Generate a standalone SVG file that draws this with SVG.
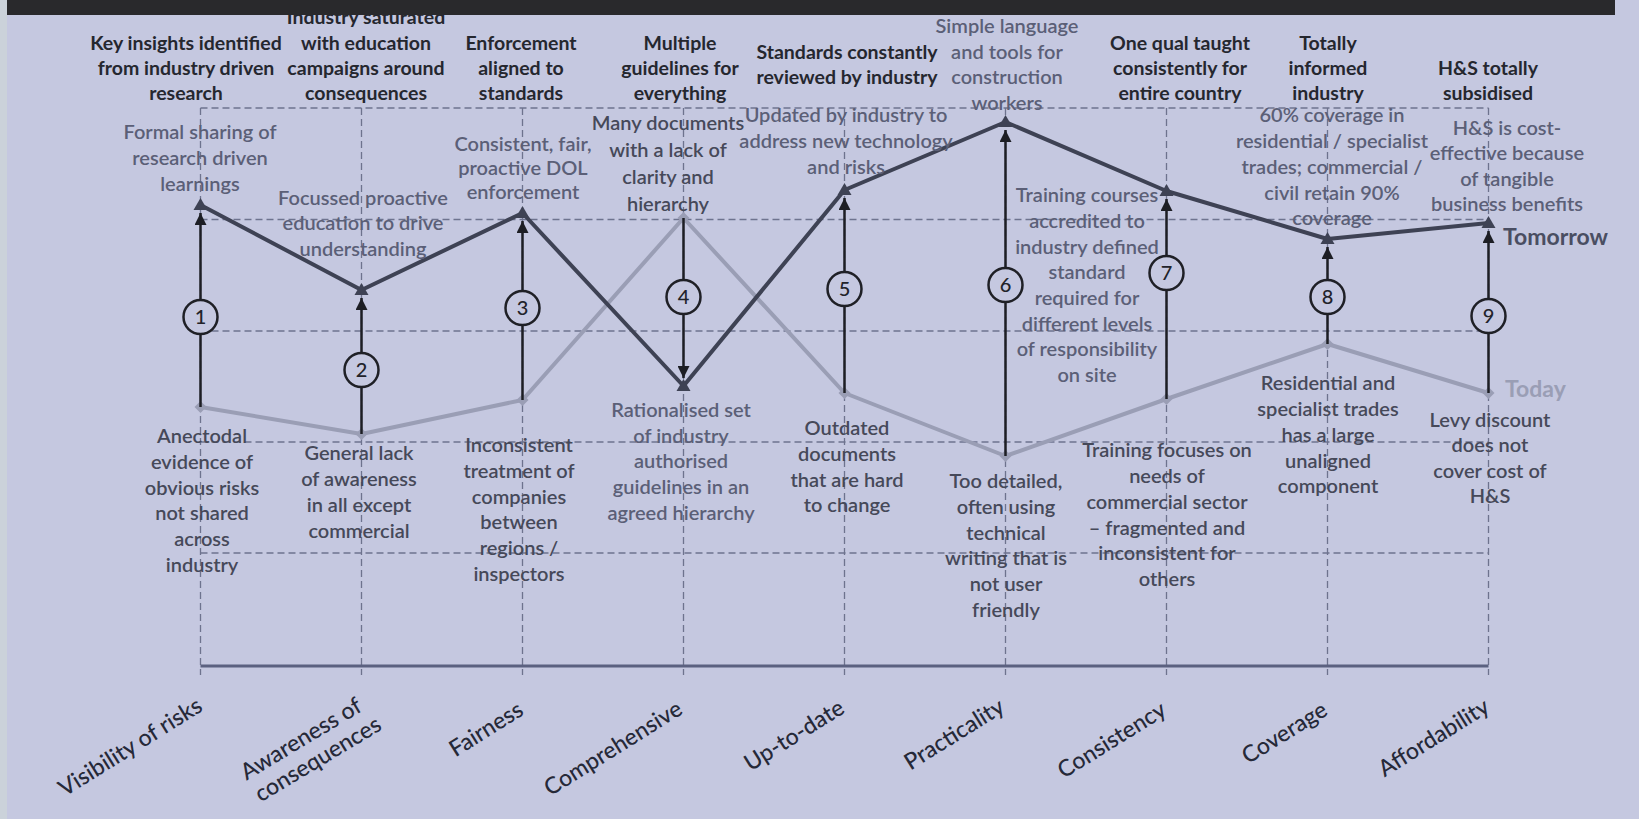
<svg xmlns="http://www.w3.org/2000/svg" width="1639" height="819" viewBox="0 0 1639 819">
<style>
text{font-family:Lato,"Noto Sans","Liberation Sans",sans-serif;text-anchor:middle}
.top{font-size:19.5px;font-weight:700;fill:#25272f}
.tm{font-size:20px;font-weight:600;fill:#5b5f77}
.td{font-size:20px;font-weight:600;fill:#464959}
.ax{font-size:23px;font-weight:500;fill:#262938;text-anchor:end}
.num{font-size:20px;font-weight:500;fill:#22232a}
.grid{stroke:#6e738e;stroke-width:1.3;stroke-dasharray:7 4;fill:none}
.today{stroke:#9a9eb5;stroke-width:4;fill:none;stroke-linejoin:round}
.tomorrow{stroke:#3e4254;stroke-width:4;fill:none;stroke-linejoin:round}
.arrow{stroke:#1d1e24;stroke-width:2.5;fill:none}
.circ{fill:#c5c8e0;stroke:#1f2026;stroke-width:2.5}
</style>
<defs>
<marker id="ah" markerUnits="userSpaceOnUse" markerWidth="12" markerHeight="12" viewBox="0 0 12 12" refX="12" refY="6" orient="auto"><path d="M0,0 L12,6 L0,12 z" fill="#1d1e24"/></marker>
<marker id="tri" markerUnits="userSpaceOnUse" markerWidth="16" markerHeight="16" viewBox="-8 -8 16 16" refX="0" refY="0" orient="0"><path d="M0,-7 L7,5 L-7,5 z" fill="#3e4254"/></marker>
<marker id="dia" markerUnits="userSpaceOnUse" markerWidth="14" markerHeight="14" viewBox="-7 -7 14 14" refX="0" refY="0" orient="0"><path d="M0,-6 L6,0 L0,6 L-6,0 z" fill="#9a9eb5"/></marker>
</defs>
<rect width="1639" height="819" fill="#c5c8e0"/>
<rect width="7" height="819" fill="#cbd2da"/>

<g id="grid">
<path class="grid" d="M200.5,108H1488.5M200.5,219.5H1488.5M200.5,331H1488.5M200.5,442H1488.5M200.5,553H1488.5"/>
<path class="grid" d="M200.5,108V675M361.5,108V675M522.5,108V675M683.5,108V675M844.5,108V675M1005.5,108V675M1166.5,108V675M1327.5,108V675M1488.5,108V675"/>
<line x1="200.5" y1="666" x2="1488.5" y2="666" stroke="#5b6180" stroke-width="3"/>
</g>

<g id="connectors">
<polyline class="today" marker-start="url(#dia)" marker-mid="url(#dia)" marker-end="url(#dia)" points="200.5,407 361.5,434 522.5,400 683.5,218 844.5,393 1005.5,456 1166.5,399 1327.5,344 1488.5,393"/>
<polyline class="tomorrow" points="200.5,205 361.5,290 522.5,213 683.5,386 844.5,190 1005.5,122 1166.5,191 1327.5,239 1488.5,223"/>
<line class="arrow" marker-end="url(#ah)" x1="200.5" y1="407" x2="200.5" y2="213"/>
<line class="arrow" marker-end="url(#ah)" x1="361.5" y1="434" x2="361.5" y2="298"/>
<line class="arrow" marker-end="url(#ah)" x1="522.5" y1="400" x2="522.5" y2="221"/>
<line class="arrow" marker-end="url(#ah)" x1="683.5" y1="218" x2="683.5" y2="378"/>
<line class="arrow" marker-end="url(#ah)" x1="844.5" y1="393" x2="844.5" y2="198"/>
<line class="arrow" marker-end="url(#ah)" x1="1005.5" y1="456" x2="1005.5" y2="130"/>
<line class="arrow" marker-end="url(#ah)" x1="1166.5" y1="399" x2="1166.5" y2="199"/>
<line class="arrow" marker-end="url(#ah)" x1="1327.5" y1="344" x2="1327.5" y2="247"/>
<line class="arrow" marker-end="url(#ah)" x1="1488.5" y1="393" x2="1488.5" y2="231"/>
<polyline fill="none" stroke="none" marker-start="url(#tri)" marker-mid="url(#tri)" marker-end="url(#tri)" points="200.5,205 361.5,290 522.5,213 683.5,386 844.5,190 1005.5,122 1166.5,191 1327.5,239 1488.5,223"/>
</g>

<g id="col1">
<text class="top"><tspan x="186" y="50">Key insights identified</tspan><tspan x="186" y="75">from industry driven</tspan><tspan x="186" y="100">research</tspan></text>
<text class="tm"><tspan x="200" y="139">Formal sharing of</tspan><tspan x="200" y="165">research driven</tspan><tspan x="200" y="191">learnings</tspan></text>
<text class="td"><tspan x="202" y="443">Anectodal</tspan><tspan x="202" y="469">evidence of</tspan><tspan x="202" y="495">obvious risks</tspan><tspan x="202" y="520">not shared</tspan><tspan x="202" y="546">across</tspan><tspan x="202" y="572">industry</tspan></text>
<circle class="circ" cx="200.5" cy="317" r="17"/><text class="num" x="200.5" y="324">1</text>
<text class="ax" transform="translate(204,710) rotate(-32)">Visibility of risks</text>
</g>

<g id="col2">
<text class="top"><tspan x="366" y="24">Industry saturated</tspan><tspan x="366" y="50">with education</tspan><tspan x="366" y="75">campaigns around</tspan><tspan x="366" y="100">consequences</tspan></text>
<text class="tm"><tspan x="363" y="205">Focussed proactive</tspan><tspan x="363" y="230">education to drive</tspan><tspan x="363" y="256">understanding</tspan></text>
<text class="td"><tspan x="359" y="460">General lack</tspan><tspan x="359" y="486">of awareness</tspan><tspan x="359" y="512">in all except</tspan><tspan x="359" y="538">commercial</tspan></text>
<circle class="circ" cx="361.5" cy="370" r="17"/><text class="num" x="361.5" y="377">2</text>
<text class="ax" style="text-anchor:middle" transform="translate(305,745.5) rotate(-31)"><tspan x="0" y="0">Awareness of</tspan><tspan x="4" y="26">consequences</tspan></text>
</g>

<g id="col3">
<text class="top"><tspan x="521" y="50">Enforcement</tspan><tspan x="521" y="75">aligned to</tspan><tspan x="521" y="100">standards</tspan></text>
<text class="tm"><tspan x="523" y="151">Consistent, fair,</tspan><tspan x="523" y="175">proactive DOL</tspan><tspan x="523" y="199">enforcement</tspan></text>
<text class="td"><tspan x="519" y="452">Inconsistent</tspan><tspan x="519" y="478">treatment of</tspan><tspan x="519" y="504">companies</tspan><tspan x="519" y="529">between</tspan><tspan x="519" y="555">regions /</tspan><tspan x="519" y="581">inspectors</tspan></text>
<circle class="circ" cx="522.5" cy="308" r="17"/><text class="num" x="522.5" y="315">3</text>
<text class="ax" transform="translate(525,714) rotate(-32)">Fairness</text>
</g>

<g id="col4">
<text class="top"><tspan x="680" y="50">Multiple</tspan><tspan x="680" y="75">guidelines for</tspan><tspan x="680" y="100">everything</tspan></text>
<text class="td"><tspan x="668" y="130">Many documents</tspan><tspan x="668" y="157">with a lack of</tspan><tspan x="668" y="184">clarity and</tspan><tspan x="668" y="211">hierarchy</tspan></text>
<text class="tm"><tspan x="681" y="417">Rationalised set</tspan><tspan x="681" y="443">of industry</tspan><tspan x="681" y="468">authorised</tspan><tspan x="681" y="494">guidelines in an</tspan><tspan x="681" y="520">agreed hierarchy</tspan></text>
<circle class="circ" cx="683.5" cy="297" r="17"/><text class="num" x="683.5" y="304">4</text>
<text class="ax" transform="translate(684,713) rotate(-32)">Comprehensive</text>
</g>

<g id="col5">
<text class="top"><tspan x="847" y="59">Standards constantly</tspan><tspan x="847" y="84">reviewed by industry</tspan></text>
<text class="tm"><tspan x="846" y="122">Updated by industry to</tspan><tspan x="846" y="148">address new technology</tspan><tspan x="846" y="174">and risks</tspan></text>
<text class="td"><tspan x="847" y="435">Outdated</tspan><tspan x="847" y="461">documents</tspan><tspan x="847" y="487">that are hard</tspan><tspan x="847" y="512">to change</tspan></text>
<circle class="circ" cx="844.5" cy="289" r="17"/><text class="num" x="844.5" y="296">5</text>
<text class="ax" transform="translate(846,712) rotate(-32)">Up-to-date</text>
</g>

<g id="col6">
<text class="tm"><tspan x="1007" y="33">Simple language</tspan><tspan x="1007" y="59">and tools for</tspan><tspan x="1007" y="84">construction</tspan><tspan x="1007" y="110">workers</tspan></text>
<text class="td"><tspan x="1006" y="488">Too detailed,</tspan><tspan x="1006" y="514">often using</tspan><tspan x="1006" y="540">technical</tspan><tspan x="1006" y="565">writing that is</tspan><tspan x="1006" y="591">not user</tspan><tspan x="1006" y="617">friendly</tspan></text>
<circle class="circ" cx="1005.5" cy="285" r="17"/><text class="num" x="1005.5" y="292">6</text>
<text class="ax" transform="translate(1006,711) rotate(-32)">Practicality</text>
</g>

<g id="col7">
<text class="top"><tspan x="1180" y="50">One qual taught</tspan><tspan x="1180" y="75">consistently for</tspan><tspan x="1180" y="100">entire country</tspan></text>
<text class="tm"><tspan x="1087" y="202">Training courses</tspan><tspan x="1087" y="228">accredited to</tspan><tspan x="1087" y="254">industry defined</tspan><tspan x="1087" y="279">standard</tspan><tspan x="1087" y="305">required for</tspan><tspan x="1087" y="331">different levels</tspan><tspan x="1087" y="356">of responsibility</tspan><tspan x="1087" y="382">on site</tspan></text>
<text class="td"><tspan x="1167" y="457">Training focuses on</tspan><tspan x="1167" y="483">needs of</tspan><tspan x="1167" y="509">commercial sector</tspan><tspan x="1167" y="535">– fragmented and</tspan><tspan x="1167" y="560">inconsistent for</tspan><tspan x="1167" y="586">others</tspan></text>
<circle class="circ" cx="1166.5" cy="273" r="17"/><text class="num" x="1166.5" y="280">7</text>
<text class="ax" transform="translate(1168,714) rotate(-32)">Consistency</text>
</g>

<g id="col8">
<text class="top"><tspan x="1328" y="50">Totally</tspan><tspan x="1328" y="75">informed</tspan><tspan x="1328" y="100">industry</tspan></text>
<text class="tm"><tspan x="1332" y="122">60% coverage in</tspan><tspan x="1332" y="148">residential / specialist</tspan><tspan x="1332" y="174">trades; commercial /</tspan><tspan x="1332" y="200">civil retain 90%</tspan><tspan x="1332" y="225">coverage</tspan></text>
<text class="td"><tspan x="1328" y="390">Residential and</tspan><tspan x="1328" y="416">specialist trades</tspan><tspan x="1328" y="442">has a large</tspan><tspan x="1328" y="468">unaligned</tspan><tspan x="1328" y="493">component</tspan></text>
<circle class="circ" cx="1327.5" cy="297" r="17"/><text class="num" x="1327.5" y="304">8</text>
<text class="ax" transform="translate(1329,714) rotate(-32)">Coverage</text>
</g>

<g id="col9">
<text class="top"><tspan x="1488" y="75">H&amp;S totally</tspan><tspan x="1488" y="100">subsidised</tspan></text>
<text class="tm"><tspan x="1507" y="135">H&amp;S is cost-</tspan><tspan x="1507" y="160">effective because</tspan><tspan x="1507" y="186">of tangible</tspan><tspan x="1507" y="211">business benefits</tspan></text>
<text class="td"><tspan x="1490" y="427">Levy discount</tspan><tspan x="1490" y="452">does not</tspan><tspan x="1490" y="478">cover cost of</tspan><tspan x="1490" y="503">H&amp;S</tspan></text>
<circle class="circ" cx="1488.5" cy="316" r="17"/><text class="num" x="1488.5" y="323">9</text>
<text class="ax" transform="translate(1491,711) rotate(-32)">Affordability</text>
</g>

<g id="legend">
<text x="1503" y="245" style="text-anchor:start;font-size:23px;font-weight:700;fill:#4a4e62">Tomorrow</text>
<text x="1505" y="397" style="text-anchor:start;font-size:23px;font-weight:700;fill:#9a9eb5">Today</text>
</g>

<rect id="header" x="7" y="0" width="1608" height="15" fill="#29292c"/>
</svg>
****************
* [What to work on]
Only a number is wanted here: how many lines in the data above include the string "with"?

* [Output for this exercise]
3